For a change – No mucking about to end with!

I couldn’t finish this post without mentioning the saddest and happiest story of the week.

It is a testament to grit and determination to read that all those boys and their coach were rescued from the cave in Thailand.

Saman Gunan helped make this happen and didn’t die in vain. If there is a heaven Saman’s soul is surely there.

Hugh

Banner Image: Palace of Westminster – Pixabay.com

10 thoughts on “Week 182 – Hated Things, Freedom Of Speech And Mixed Emotions”
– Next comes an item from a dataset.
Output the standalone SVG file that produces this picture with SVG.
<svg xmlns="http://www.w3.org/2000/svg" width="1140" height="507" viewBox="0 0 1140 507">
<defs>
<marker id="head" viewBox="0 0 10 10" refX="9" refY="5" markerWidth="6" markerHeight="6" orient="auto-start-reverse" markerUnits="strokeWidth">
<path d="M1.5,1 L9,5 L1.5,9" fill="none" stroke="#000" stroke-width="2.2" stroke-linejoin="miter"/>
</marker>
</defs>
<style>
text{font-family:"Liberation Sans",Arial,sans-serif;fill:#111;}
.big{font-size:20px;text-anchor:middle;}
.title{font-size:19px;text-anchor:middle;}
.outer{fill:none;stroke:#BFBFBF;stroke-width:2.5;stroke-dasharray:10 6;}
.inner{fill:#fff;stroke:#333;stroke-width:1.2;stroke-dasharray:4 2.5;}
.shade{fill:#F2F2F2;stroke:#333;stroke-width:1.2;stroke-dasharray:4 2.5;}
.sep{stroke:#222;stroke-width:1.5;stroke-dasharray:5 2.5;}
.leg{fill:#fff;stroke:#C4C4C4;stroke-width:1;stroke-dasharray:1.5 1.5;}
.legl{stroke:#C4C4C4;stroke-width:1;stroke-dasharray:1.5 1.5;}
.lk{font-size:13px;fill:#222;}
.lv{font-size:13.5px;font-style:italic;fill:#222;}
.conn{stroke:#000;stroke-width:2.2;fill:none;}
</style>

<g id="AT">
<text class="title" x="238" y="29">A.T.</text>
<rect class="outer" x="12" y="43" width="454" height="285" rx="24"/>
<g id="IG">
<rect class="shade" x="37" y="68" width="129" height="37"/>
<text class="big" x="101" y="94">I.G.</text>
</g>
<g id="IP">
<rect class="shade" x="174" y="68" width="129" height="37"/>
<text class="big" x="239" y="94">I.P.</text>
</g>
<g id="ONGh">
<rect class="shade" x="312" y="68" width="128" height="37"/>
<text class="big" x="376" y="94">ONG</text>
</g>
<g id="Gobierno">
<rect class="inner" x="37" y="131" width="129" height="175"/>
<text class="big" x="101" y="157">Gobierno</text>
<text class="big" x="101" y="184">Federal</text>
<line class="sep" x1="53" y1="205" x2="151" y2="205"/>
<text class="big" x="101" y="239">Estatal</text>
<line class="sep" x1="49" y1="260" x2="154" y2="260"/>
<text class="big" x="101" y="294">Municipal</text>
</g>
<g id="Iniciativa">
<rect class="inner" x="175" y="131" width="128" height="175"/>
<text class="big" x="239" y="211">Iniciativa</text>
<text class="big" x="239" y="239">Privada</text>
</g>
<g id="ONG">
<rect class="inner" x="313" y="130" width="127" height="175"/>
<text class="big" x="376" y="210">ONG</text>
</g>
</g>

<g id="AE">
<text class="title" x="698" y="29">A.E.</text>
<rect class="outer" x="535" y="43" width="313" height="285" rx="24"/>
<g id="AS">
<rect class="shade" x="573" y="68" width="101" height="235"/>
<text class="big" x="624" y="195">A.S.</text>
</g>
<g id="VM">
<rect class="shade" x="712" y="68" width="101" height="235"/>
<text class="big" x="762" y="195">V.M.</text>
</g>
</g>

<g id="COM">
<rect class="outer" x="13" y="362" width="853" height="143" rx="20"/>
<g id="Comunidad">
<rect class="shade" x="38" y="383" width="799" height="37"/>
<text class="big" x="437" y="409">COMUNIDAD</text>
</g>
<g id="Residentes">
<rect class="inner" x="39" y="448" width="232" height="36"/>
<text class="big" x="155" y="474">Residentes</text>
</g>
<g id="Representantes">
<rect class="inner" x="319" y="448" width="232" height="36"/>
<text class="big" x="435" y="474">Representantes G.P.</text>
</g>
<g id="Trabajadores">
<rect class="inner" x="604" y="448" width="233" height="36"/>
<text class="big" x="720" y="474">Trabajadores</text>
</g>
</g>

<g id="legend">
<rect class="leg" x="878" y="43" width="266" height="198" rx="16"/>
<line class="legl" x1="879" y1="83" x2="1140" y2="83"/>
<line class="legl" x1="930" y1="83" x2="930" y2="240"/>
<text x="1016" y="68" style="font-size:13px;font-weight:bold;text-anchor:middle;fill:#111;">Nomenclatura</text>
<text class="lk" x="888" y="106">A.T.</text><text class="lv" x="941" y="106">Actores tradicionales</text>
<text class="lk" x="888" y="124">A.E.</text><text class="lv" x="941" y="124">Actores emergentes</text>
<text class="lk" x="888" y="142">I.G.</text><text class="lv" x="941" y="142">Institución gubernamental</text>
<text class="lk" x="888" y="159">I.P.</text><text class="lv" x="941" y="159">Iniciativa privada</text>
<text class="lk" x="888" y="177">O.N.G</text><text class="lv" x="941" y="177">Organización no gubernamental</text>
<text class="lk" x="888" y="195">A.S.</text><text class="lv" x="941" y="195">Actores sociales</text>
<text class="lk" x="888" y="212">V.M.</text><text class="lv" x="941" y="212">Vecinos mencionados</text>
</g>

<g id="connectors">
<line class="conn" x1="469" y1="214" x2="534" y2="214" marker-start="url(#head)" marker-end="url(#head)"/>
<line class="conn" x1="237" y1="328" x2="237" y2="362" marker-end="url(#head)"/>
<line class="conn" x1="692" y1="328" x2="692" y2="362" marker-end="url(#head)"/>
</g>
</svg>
  1. A great editorial this week only because it highlights many of my views on the political ineptitude that floats around me, in the soup of decay so to speak, don’t worry this is not a political rant – who me rant?

    I enjoyed this week’s selection, although only managed to comment on one, ‘Kentucky’, time constraints and all that.

    Look forward to next week’s batch.

    Like

    1. Thanks so much James.
      I think there are more people who feel this way regarding our politicians.
      Guy Folks was a terrible man…The useless prick got caught!!!!!
      All the very best my friend.
      Hugh

      Liked by 1 person

  2. Please keep *****. I saw a tweet demanding $30 million to get him back. I think we could raise that much not to get him back.

    Like

    1. Hi Doug,
      He is only fifteen miles from where I live.
      But I wouldn’t want to keep him. Could you imagine seeing that hair of a morning?
      Check out a picture of the 80’s group ‘A Flock Of Seagulls’, he must still be a fan!
      Hugh

      Like

      1. Hugh –
        Nike (our local huge designer of shoes made in Asia) had a one hit runner thing in Portland a few years ago. A Flock Of Seagulls, Devo and some other groups performed. A major disappointment in that the ‘Gulls had more or less normal hair.
        I have some ‘Gulls recordings on my computer as a part of my huge collection.

        Like

  3. France rumbles against Croatia tommorow for the first time since World War 1. My level of interest there is as low as my desire to conjugate a Klingon verb.
    Judging by the level of outrage in social media, I guess the Donald tried to slip Liz the tongue. Sorry about that. Good stuff this week. Glad to hear that you are your profane self.

    Like

    1. Hi Leila,
      The thought of Liz and Donald doing the nasty is as repellent as the same thoughts on Thatcher and Reagan!
      But maybe not just as awful as a very repellent foursome!! You really wonder who would use a strap-on?
      Regarding the football, I will shout for Croatia as my workmates friend is a Croat and he made me some amazing venison stew. I suppose that is as good a reason as any!
      Thanks as always!
      Hugh

      Liked by 1 person

    1. Hi Dave,
      Are you sure they are ‘not so bad’? I think they are just being sneaky. It’s a plot and a ploy for us all to become enamoured and for us to be conned into buying bamboo patio furniture and then the invasion will begin!
      Pandas, David Copperfield and Danish Pastry all need to be watched!